Kommentar: Beim Zolldeal mit Trump war für die EU mehr drin

Der Zolldeal, den Kommissionschefin Ursula von der Leyen mit US-Präsident Donald Trump ausgehandelt hat, ist eine riesige Enttäuschung. Aber in den europäischen Hauptstädten redet man sich das Diktat aus Washington seit Tagen schön. Der Deal sei „das Beste, was zu erreichen war“, behauptet Bundeskanzler Friedrich Merz.
Es kursieren viele plausibel klingende Erklärungen, warum die EU sich Trump gebeugt hat. Wahlweise ist sie mit ihren 27 Mitgliedern zu zerstritten, militärisch zu abhängig oder wirtschaftlich zu schwach, um einen Handelskrieg zu führen. Jeder pickt sich den Grund heraus, der zu seiner politischen Agenda passt. Sicherheitsexperten etwa argumentieren, wenn die EU nur früher in die Aufrüstung investiert hätte, hätte sie jetzt auch Trump die Stirn bieten können.
Das Problem mit all diesen Argumenten ist, dass sie versuchen zu erklären, warum von der Leyen keine Wahl hatte und es zu diesem schlechten Deal kommen musste. Dabei hätte es ja eine Alternative gegeben.
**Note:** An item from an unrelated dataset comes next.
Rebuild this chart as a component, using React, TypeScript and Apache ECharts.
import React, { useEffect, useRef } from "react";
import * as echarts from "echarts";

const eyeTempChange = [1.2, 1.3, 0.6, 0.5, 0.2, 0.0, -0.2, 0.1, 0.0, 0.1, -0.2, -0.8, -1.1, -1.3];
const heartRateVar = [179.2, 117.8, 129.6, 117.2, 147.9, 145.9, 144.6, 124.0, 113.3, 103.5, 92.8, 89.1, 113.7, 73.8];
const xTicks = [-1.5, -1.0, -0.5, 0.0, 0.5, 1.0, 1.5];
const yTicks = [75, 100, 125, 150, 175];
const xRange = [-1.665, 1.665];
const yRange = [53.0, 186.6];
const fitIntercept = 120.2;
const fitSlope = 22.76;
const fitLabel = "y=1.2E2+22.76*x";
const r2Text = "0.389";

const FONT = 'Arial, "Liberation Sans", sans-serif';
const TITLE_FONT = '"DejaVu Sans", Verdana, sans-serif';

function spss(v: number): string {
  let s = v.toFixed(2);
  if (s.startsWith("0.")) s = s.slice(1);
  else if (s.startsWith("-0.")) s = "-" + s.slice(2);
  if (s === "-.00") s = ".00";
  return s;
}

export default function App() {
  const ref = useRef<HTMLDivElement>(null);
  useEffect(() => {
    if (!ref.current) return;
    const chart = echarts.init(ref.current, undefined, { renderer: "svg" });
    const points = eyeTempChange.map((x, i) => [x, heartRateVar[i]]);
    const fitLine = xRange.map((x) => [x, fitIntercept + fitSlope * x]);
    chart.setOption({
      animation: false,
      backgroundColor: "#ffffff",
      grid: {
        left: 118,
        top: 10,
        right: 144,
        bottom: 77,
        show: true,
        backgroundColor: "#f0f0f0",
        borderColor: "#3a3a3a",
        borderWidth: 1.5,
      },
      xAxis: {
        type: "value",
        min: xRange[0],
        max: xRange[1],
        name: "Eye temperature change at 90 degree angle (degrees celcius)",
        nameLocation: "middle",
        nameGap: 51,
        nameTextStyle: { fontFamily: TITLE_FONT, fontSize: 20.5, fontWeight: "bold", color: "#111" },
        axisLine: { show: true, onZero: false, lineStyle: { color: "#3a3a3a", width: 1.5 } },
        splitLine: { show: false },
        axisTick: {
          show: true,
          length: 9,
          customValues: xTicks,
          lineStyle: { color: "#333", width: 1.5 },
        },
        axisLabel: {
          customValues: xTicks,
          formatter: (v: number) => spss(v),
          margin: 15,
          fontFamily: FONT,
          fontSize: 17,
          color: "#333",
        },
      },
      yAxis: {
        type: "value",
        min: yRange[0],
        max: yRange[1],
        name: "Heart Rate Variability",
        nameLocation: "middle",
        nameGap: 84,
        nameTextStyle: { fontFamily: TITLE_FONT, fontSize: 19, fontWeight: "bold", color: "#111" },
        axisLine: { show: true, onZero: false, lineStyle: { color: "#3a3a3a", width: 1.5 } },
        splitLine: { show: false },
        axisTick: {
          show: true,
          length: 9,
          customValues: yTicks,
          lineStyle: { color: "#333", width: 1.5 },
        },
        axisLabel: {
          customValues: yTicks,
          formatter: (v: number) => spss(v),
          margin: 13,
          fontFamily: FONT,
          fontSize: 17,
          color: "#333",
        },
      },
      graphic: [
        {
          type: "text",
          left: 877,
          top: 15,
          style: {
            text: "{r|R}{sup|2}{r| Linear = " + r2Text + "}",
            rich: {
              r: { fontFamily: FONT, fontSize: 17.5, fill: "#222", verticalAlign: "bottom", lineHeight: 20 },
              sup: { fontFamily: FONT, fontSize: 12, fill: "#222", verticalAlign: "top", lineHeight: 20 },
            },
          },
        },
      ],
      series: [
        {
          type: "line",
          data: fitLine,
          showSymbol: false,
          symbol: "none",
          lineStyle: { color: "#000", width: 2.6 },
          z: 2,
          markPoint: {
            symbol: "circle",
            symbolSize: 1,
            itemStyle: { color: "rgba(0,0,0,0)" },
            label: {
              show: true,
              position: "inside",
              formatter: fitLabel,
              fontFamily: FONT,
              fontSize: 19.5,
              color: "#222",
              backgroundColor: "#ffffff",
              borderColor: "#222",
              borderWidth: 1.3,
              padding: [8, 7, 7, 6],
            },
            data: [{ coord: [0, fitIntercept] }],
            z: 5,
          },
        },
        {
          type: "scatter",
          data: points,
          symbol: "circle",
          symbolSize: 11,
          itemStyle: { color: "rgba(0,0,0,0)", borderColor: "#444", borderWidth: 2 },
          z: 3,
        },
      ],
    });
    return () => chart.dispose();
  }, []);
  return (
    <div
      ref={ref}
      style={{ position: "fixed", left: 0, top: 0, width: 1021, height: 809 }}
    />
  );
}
Trump hat den Europäern mehrmals die Gelegenheit geboten zurückzuschlagen. Gleich nach den ersten US-Zöllen auf Stahl im März hätte Brüssel die vorbereiteten Gegenzölle in Kraft setzen können. Weitere Anlässe boten sich, als Trump im April Zölle auf Autos verhängte und im Juli 30 Prozent Mindestzoll androhte.